Scan the data below. Pull out each line where "diagram" occurs.
[START OF STORED DATA]
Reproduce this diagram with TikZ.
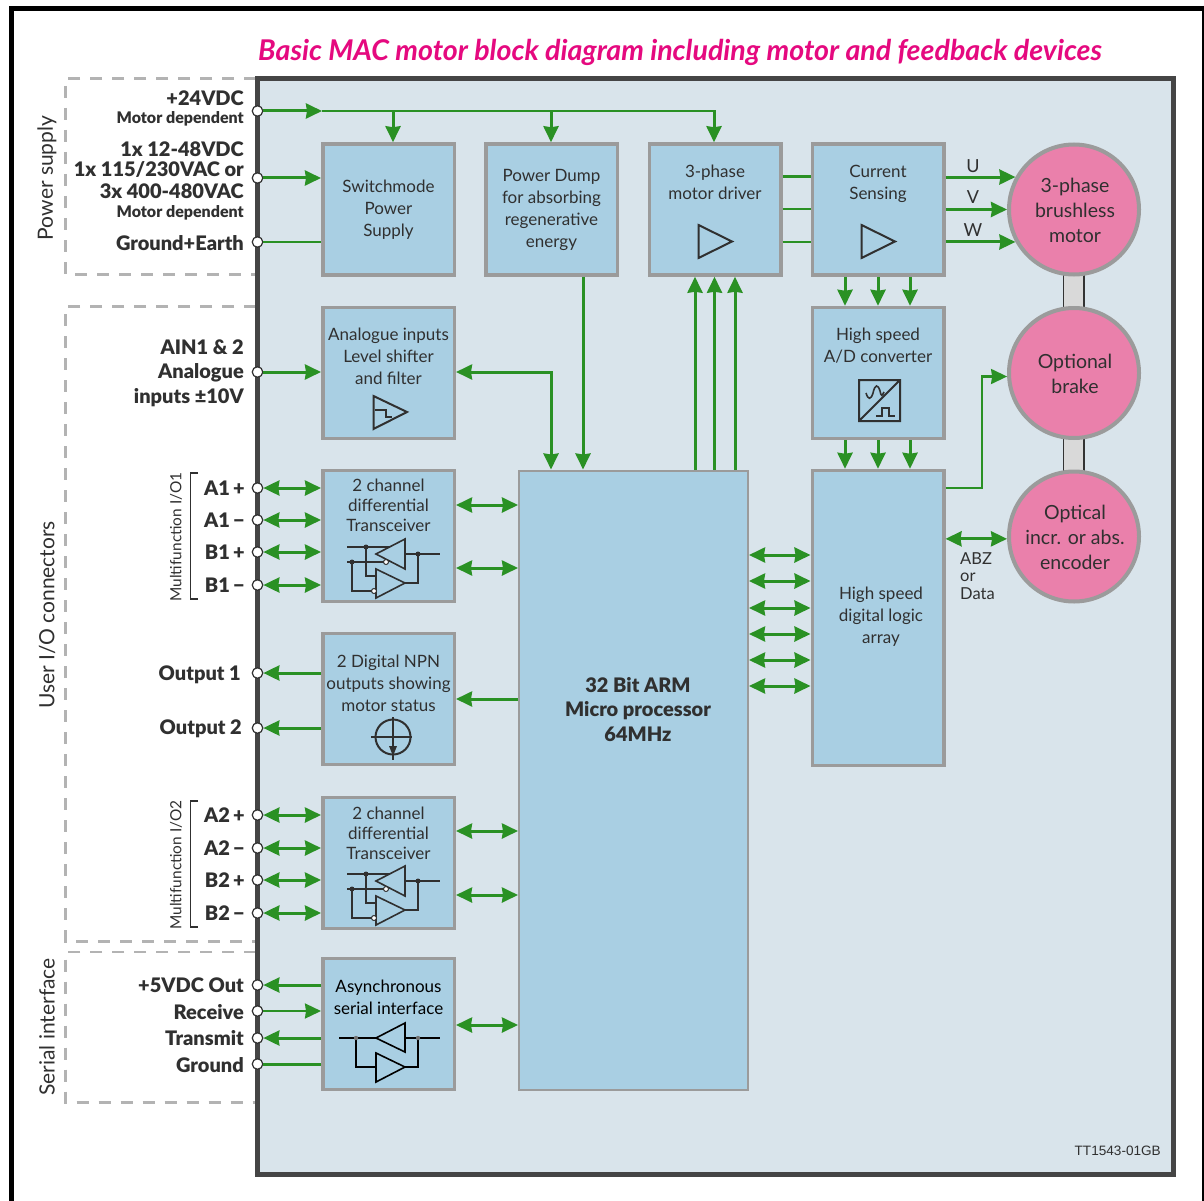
\documentclass[tikz,border=0pt]{standalone}
\usepackage{fontspec}
\setmainfont{Lato}
\newfontfamily\heavy{Lato Black}
\usetikzlibrary{arrows.meta}
\definecolor{gr}{HTML}{2A9124}
\definecolor{panelfill}{HTML}{D9E4EB}
\definecolor{panelline}{HTML}{454545}
\definecolor{boxfill}{HTML}{A9CFE3}
\definecolor{boxline}{HTML}{9B9B9B}
\definecolor{pinkc}{HTML}{EA80AB}
\definecolor{dashc}{HTML}{B3B3B3}
\definecolor{txt}{HTML}{303030}
\definecolor{titlec}{HTML}{E5097F}
\newcommand\roomfor[1]{\\\rule{0pt}{#1pt}}
\newcommand\dn{\rule{0pt}{17pt}\hspace*{2pt}}
\tikzset{
  x=1pt,y=-1pt,
  gbox/.style={draw=boxline,fill=boxfill,line width=3.5pt,inner sep=0pt,
     minimum width=131.5pt,minimum height=131pt,align=center,text=txt,
     font=\fontsize{17}{22}\selectfont},
  tbox/.style={gbox,font=\fontsize{17}{20}\selectfont},
  tallbox/.style={gbox,minimum height=#1},
  cpubox/.style={draw=boxline,fill=boxfill,line width=2pt,inner sep=0pt,align=center,text=txt,
     minimum width=229pt,minimum height=619pt,font=\heavy\fontsize{20}{24.5}\selectfont},
  rotor/.style={circle,draw=boxline,fill=pinkc,line width=4pt,inner sep=0pt,minimum size=130pt,
     align=center,text=txt,font=\fontsize{19.5}{25}\selectfont},
  term/.style={circle,draw=txt,fill=white,line width=1.2pt,inner sep=0pt,minimum size=10.5pt},
  pinl/.style={anchor=east,inner sep=0pt,text=txt,font=\heavy\fontsize{20}{24}\selectfont},
  pins/.style={anchor=east,inner sep=0pt,text=txt,font=\heavy\fontsize{16}{18}\selectfont},
  side/.style={rotate=90,inner sep=0pt,text=txt,font=\fontsize{21}{24}\selectfont},
  sides/.style={rotate=90,inner sep=0pt,text=txt,font=\fontsize{15.4}{18}\selectfont},
  wire/.style={draw=gr,line width=3pt},
  thinw/.style={draw=gr,line width=2.2pt},
  to1/.style={-{Stealth[length=16pt,width=15pt,inset=1pt]}},
  to2/.style={{Stealth[length=16pt,width=15pt,inset=1pt]}-{Stealth[length=16pt,width=15pt,inset=1pt]}},
  grp/.style={draw=dashc,line width=2.8pt,dash pattern=on 12pt off 10pt},
  icon/.style={draw=txt,line width=2pt,line join=miter},
  iconf/.style={draw=txt,line width=1.6pt},
  dotk/.style={circle,fill=txt,inner sep=0pt,minimum size=5pt},
  bub/.style={circle,draw=txt,fill=white,line width=1pt,inner sep=0pt,minimum size=5pt}
}
\newcommand\xcvricon[1]{%
\begin{scope}[shift={(0,#1)}]
  \draw[iconf] (347,547) -- (390,547);
  \draw[iconf] (347,562) -- (386,562);
  \draw[iconf] (405,554) -- (440,554);
  \draw[iconf] (405,539) -- (405,569) -- (376,554) -- cycle;
  \draw[iconf] (376,569) -- (376,598) -- (405,583) -- cycle;
  \draw[iconf] (418,554) -- (418,583) -- (405,583);
  \draw[iconf] (366,547) -- (366,576) -- (376,576);
  \draw[iconf] (352,562) -- (352,591) -- (372,591);
  \node[dotk] at (366,547) {};
  \node[dotk] at (352,562) {};
  \node[dotk] at (418,554) {};
  \node[bub] at (386,562) {};
  \node[bub] at (374,591) {};
\end{scope}}
\begin{document}
\begin{tikzpicture}
\useasboundingbox (0,0) rectangle (1204,1201);
\fill[white] (0,0) rectangle (1204,1201);
% outer frame
\draw[black,line width=5pt] (11.5,1201) -- (11.5,8.5) -- (1203,8.5);
\draw[black,line width=2pt] (1203.2,6) -- (1203.2,1201);
% dashed groups
\draw[grp] (256,78.5) -- (65.5,78.5) -- (65.5,274.5) -- (256,274.5);
\draw[grp] (256,306.5) -- (65.5,306.5) -- (65.5,941.5) -- (256,941.5);
\draw[grp] (256,952) -- (65.5,952) -- (65.5,1102.5) -- (256,1102.5);
% panel
\draw[draw=panelline,fill=panelfill,line width=5pt] (257.5,78.5) rectangle (1173,1174.3);
% title
\node[anchor=west,inner sep=0pt,text=titlec,font=\bfseries\itshape\fontsize{28.6}{32}\selectfont] (title) at (258,52.5) {Basic MAC motor block diagram including motor and feedback devices};
% boxes
\node[gbox] (sw) at (388.5,209.5) {Switchmode\\Power\\Supply};
\node[gbox] (dump) at (551.5,209.5) {Power Dump\\for absorbing\\regenerative\\energy};
\node[gbox] (drv) at (715,209.5) {3-phase\\motor driver\roomfor{54}};
\node[gbox] (cs) at (878,209.5) {Current\\Sensing\roomfor{50}};
\node[gbox] (ain) at (388.5,373) {Analogue inputs\\Level shifter\\and filter\roomfor{32}};
\node[gbox] (adc) at (878,373) {High speed\\A/D converter\roomfor{54}};
\node[tbox] (tr1) at (388.5,536) {2 channel\\differential\\Transceiver\roomfor{60}};
\node[gbox] (npn) at (388.5,699) {2 Digital NPN\\outputs showing\\motor status\roomfor{30}};
\node[tbox] (tr2) at (388.5,863) {2 channel\\differential\\Transceiver\roomfor{58}};
\node[gbox] (ser) at (388.5,1024) {\color{black}Asynchronous\\\color{black}serial interface\roomfor{52}};
\node[tallbox=295pt] (logic) at (878,618) {\hspace*{6pt}High speed\\\hspace*{6pt}digital logic\\\hspace*{6pt}array\rule[-5pt]{0pt}{5pt}};
\node[cpubox] (cpu) at (633.5,780) {\hspace*{9pt}32 Bit ARM\\\hspace*{9pt}Micro processor\\\hspace*{9pt}64MHz\roomfor{140}};
% shafts
\fill[fill=black!15] (1063.5,250) rectangle (1084,500);
\draw[black!80,line width=1.6pt] (1063.5,250) -- (1063.5,500) (1084,250) -- (1084,500);
% rotors
\node[rotor] (mot) at (1074,209.5) {\dn 3-phase\\\hspace*{2pt}brushless\\\hspace*{2pt}motor};
\node[rotor] (brk) at (1074,373) {\dn Optional\\\hspace*{2pt}brake};
\node[rotor] (enc) at (1074,536.5) {\dn Optical\\\hspace*{2pt}incr. or abs.\\\hspace*{2pt}encoder};
% terminals
\foreach \n/\yy in {a/111,b/178,c/242,d/372,e/488,f/520,g/552,h/585,i/673,j/728,k/815,l/848,m/880,n/913,o/985,p/1011,q/1038,r/1064}
  \node[term] (t\n) at (257.5,\yy) {};
% left labels
\node[pinl] (l1) at (244,98) {+24VDC};
\node[pins] (l2) at (244,118.5) {Motor dependent};
\node[pinl] (l3) at (244,149) {1x 12-48VDC};
\node[pinl] (l4) at (244,170) {1x 115/230VAC or};
\node[pinl] (l5) at (244,191) {3x 400-480VAC};
\node[pins] (l6) at (244,212.5) {Motor dependent};
\node[pinl] (l7) at (244,243.5) {Ground+Earth};
\node[pinl] (l8) at (244,347.5) {AIN1 \& 2};
\node[pinl] (l9) at (244,373) {Analogue};
\node[pinl] (l10) at (244,398) {inputs ±10V};
\node[pinl] (l11) at (245,488) {A1\,+};
\node[pinl] (l12) at (245,520) {A1\,−};
\node[pinl] (l13) at (245,552) {B1\,+};
\node[pinl] (l14) at (245,585) {B1\,−};
\node[pinl] (l15) at (241,674.5) {Output 1};
\node[pinl] (l16) at (242,728.5) {Output 2};
\node[pinl] (l17) at (245,815) {A2\,+};
\node[pinl] (l18) at (245,848) {A2\,−};
\node[pinl] (l19) at (245,880) {B2\,+};
\node[pinl] (l20) at (245,913) {B2\,−};
\node[pinl] (l21) at (244,985) {+5VDC Out};
\node[pinl] (l22) at (244,1012) {Receive};
\node[pinl] (l23) at (244,1038) {Transmit};
\node[pinl] (l24) at (244,1065) {Ground};
% side labels
\node[side] (s1) at (47,178) {Power supply};
\node[side] (s2) at (47,615) {User I/O connectors};
\node[side] (s3) at (47,1027) {Serial interface};
\node[sides] (s4) at (176,537) {Multifunction I/O1};
\node[sides] (s5) at (176,865) {Multifunction I/O2};
\draw[draw=txt,line width=1.6pt] (198,473) -- (190.5,473) -- (190.5,599) -- (198,599);
\draw[draw=txt,line width=1.6pt] (198,801) -- (190.5,801) -- (190.5,927) -- (198,927);
% bus
\coordinate (bus0) at (322,111);
\coordinate (bus1) at (716,111);
\coordinate (d1) at (393,111);
\coordinate (d2) at (551,111);
\coordinate (d3) at (714,111);
\draw[wire,to1] (ta) -- (bus0);
\draw[thinw] (bus0) -- (bus1);
\draw[wire,to1] (d1) -- (d1 |- sw.north);
\draw[wire,to1] (d2) -- (d2 |- dump.north);
\draw[wire,to1] (d3) -- (d3 |- drv.north);
% inputs
\draw[wire,to1] (tb) -- (tb -| sw.west);
\draw[thinw] (tc) -- (tc -| sw.west);
\draw[wire,to1] (td) -- (td -| ain.west);
\foreach \t in {e,f,g,h} \draw[wire,to2] (t\t) -- (t\t -| tr1.west);
\foreach \t in {k,l,m,n} \draw[wire,to2] (t\t) -- (t\t -| tr2.west);
\foreach \t in {i,j} \draw[wire,to1] (t\t -| npn.west) -- (t\t);
\draw[wire,to1] (to -| ser.west) -- (to);
\draw[thinw,to1] (tp) -- (tp -| ser.west);
\draw[wire,to1] (tq -| ser.west) -- (tq);
\draw[wire] (tr) -- (tr -| ser.west);
% to CPU
\coordinate (p1) at (583,300);
\draw[wire,to1] (p1 |- dump.south) -- (p1 |- cpu.north);
\coordinate (p2) at (551,372);
\draw[wire,to2] (ain.east |- p2) -- (p2) -- (p2 |- cpu.north);
\foreach \yy in {505,568} {\coordinate (q) at (480,\yy); \draw[wire,to2] (tr1.east |- q) -- (cpu.west |- q);}
\foreach \yy in {831,895} {\coordinate (q) at (480,\yy); \draw[wire,to2] (tr2.east |- q) -- (cpu.west |- q);}
\coordinate (q) at (480,699); \draw[wire,to1] (cpu.west |- q) -- (npn.east |- q);
\coordinate (q) at (480,1025); \draw[wire,to2] (ser.east |- q) -- (cpu.west |- q);
% CPU to driver
\foreach \xx in {695,714.5,735} {\coordinate (q) at (\xx,400); \draw[wire,to1] (q |- cpu.north) -- (q |- drv.south);}
% driver to sensing
\foreach \yy in {176.5,209,242} {\coordinate (q) at (797,\yy); \draw[thinw] (drv.east |- q) -- (cs.west |- q);}
% sensing to motor
\draw[wire,to1] (cs.east |- mot.151) -- (mot.151);
\draw[wire,to1] (cs.east |- mot.west) -- (mot.west);
\draw[wire,to1] (cs.east |- mot.209) -- (mot.209);
\node[inner sep=0pt,text=txt,font=\fontsize{18}{20}\selectfont] (lu) at (973,166) {U};
\node[inner sep=0pt,text=txt,font=\fontsize{18}{20}\selectfont] (lv) at (973,197) {V};
\node[inner sep=0pt,text=txt,font=\fontsize{18}{20}\selectfont] (lw) at (973,230) {W};
% sensing / ADC / logic
\foreach \xx in {845,878,910} {
  \coordinate (q) at (\xx,290);
  \draw[wire,to1] (q |- cs.south) -- (q |- adc.north);
  \draw[wire,to1] (q |- adc.south) -- (q |- logic.north);
}
% logic to brake / encoder / cpu
\coordinate (b1) at (982,488);
\draw[thinw,to1] (logic.east |- b1) -- (b1) -- (b1 |- brk.183) -- (brk.183);
\draw[wire,to2] (logic.east |- enc.182) -- (enc.182);
\foreach \yy in {555,581,608,634,660,686} {\coordinate (q) at (780,\yy); \draw[wire,to2] (cpu.east |- q) -- (logic.west |- q);}
\node[anchor=north west,inner sep=0pt,align=left,text=txt,font=\fontsize{16.5}{17.5}\selectfont] (abz) at (960,552) {ABZ\\or\\Data};
\node[inner sep=0pt,text=txt,font=\fontsize{13.6}{15}\selectfont,anchor=east] (tt) at (1161,1151) {\setmainfont{Liberation Sans}TT1543-01GB};
% icons
\draw[icon] (698.5,225) -- (698.5,258) -- (732,241.5) -- cycle;
\draw[icon] (861.5,225) -- (861.5,258) -- (895,241.5) -- cycle;
\draw[icon] (373.5,396) -- (373.5,429) -- (407,412) -- cycle;
\draw[iconf] (375,410) -- (386,410) -- (386,417) -- (392,417);
\draw[icon] (859,380) rectangle (900,421) (859,421) -- (900,380);
\draw[iconf] (866,393) .. controls (868,400) and (871,400) .. (873,393) .. controls (875,384) and (878,384) .. (880,391) .. controls (881,396) and (882,397) .. (884,392);
\draw[iconf] (876,416) -- (882,416) -- (882,408) -- (889,408) -- (889,416) -- (895,416);
\draw[icon] (393,737) circle (17.5);
\draw[iconf] (371,737) -- (412,737) (393,717) -- (393,760);
\fill[txt] (389,746) -- (397,746) -- (393,756) -- cycle;
\xcvricon{0}
\xcvricon{327}
% async icon
\draw[iconf,black] (339,1038) -- (376,1038) (405,1038) -- (440,1038);
\draw[iconf,black] (405,1023) -- (405,1052) -- (376,1038) -- cycle;
\draw[iconf,black] (376,1053) -- (376,1082) -- (405,1067) -- cycle;
\draw[iconf,black] (356,1038) -- (356,1067) -- (376,1067);
\draw[iconf,black] (405,1067) -- (418,1067) -- (418,1038);
\fill[black!55] (356,1038) circle (2.2) (418,1038) circle (2.2);
\end{tikzpicture}
\end{document}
[END OF STORED DATA]
» **SOLUTION FOR THIS EXERCISE**:
Reproduce this diagram with TikZ.
\node[anchor=west,inner sep=0pt,text=titlec,font=\bfseries\itshape\fontsize{28.6}{32}\selectfont] (title) at (258,52.5) {Basic MAC motor block diagram including motor and feedback devices};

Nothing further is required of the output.